The New Mexico Environment Department says changes to surface and groundwater regulations would more closely align the state with federal standards. Some of the new policies could eliminate public notification and hearings when a company seeks an exemption and limit oversight of polluters. The state does not currently have a system in place to assess companies’ compliance reports.
A hearing officer will issue an opinion this month and the commission will issue a decision in March or April.
Texas-New Mexico Water Battle
The New Mexico-Texas water battle is to be argued before the U.S. Supreme Court on Jan. 8. Texas is asking that New Mexico stop pumping groundwater along the states’ border so that water from the aquifer that would otherwise drain into the Río Grande and flow to El Paso won’t be depleted. If Texas wins, New Mexico could be forced to pay millions of dollars in damages. Farmers, municipalities and commercial water users in New Mexico have been meeting to discuss managing the aquifer in new ways and to attempt to craft a settlement.
Taos County Appeals Water Transfer
Taos County has appealed the State Engineer’s ruling that up to 1,717 acre-feet per year of water can be transferred 85 miles downstream to Santa Fe County as part of a multimillion dollar regional water system to be built as a result of the “final decree” that was issued in the Aamodt water adjudication settlement. An attorney representing hundreds of non-Indian water users in northern Santa Fe County is also appealing the settlement of the 51-year-old case.
New Mexico Ranchers Win Water Ruling
Bolstering a claim that state law allows for the protection of water rights—some dating back hundreds of years to Spanish colonization—last month a U.S. Court of Federal Claims judge sided with a New Mexico ranching family in a decades-old feud with the U.S. Forest Service. The outcome could impact ranchers and rural communities that have complained about federal land managers overstepping property and water rights, despite policies that recognize traditional and cultural ties to the land.

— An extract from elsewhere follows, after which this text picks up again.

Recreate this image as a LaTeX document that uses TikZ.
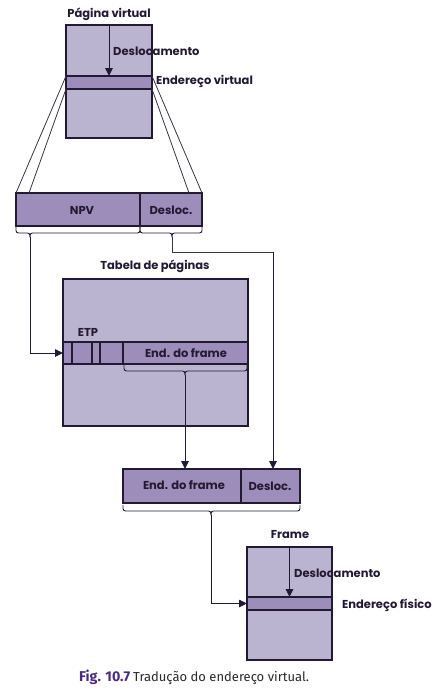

Over the years, the Goss family was forced to decrease its herd as Lincoln National Forest officials fenced off areas to protect habitats and endangered species. The family, which has been working with the Forest Service in recent years to find alternative sources of water, claimed that the federal government violated its constitutional rights by not providing just compensation. A final judgment is pending.
Navajo-Gallup Water Supply Project
The U.S. Department of the Interior has awarded a $62 million contract to a Texas company for construction of 300 miles of water pipeline in northwest New Mexico, including a 28-mile section between Naschitti and Twin Lakes. The project, which includes two water treatment plants, 19 pumping stations and several storage tanks, is intended to create a sustainable water supply for the Navajo Nation and Jicarilla Apache communities. Construction is scheduled to start in January and is expected to take more than two years to complete.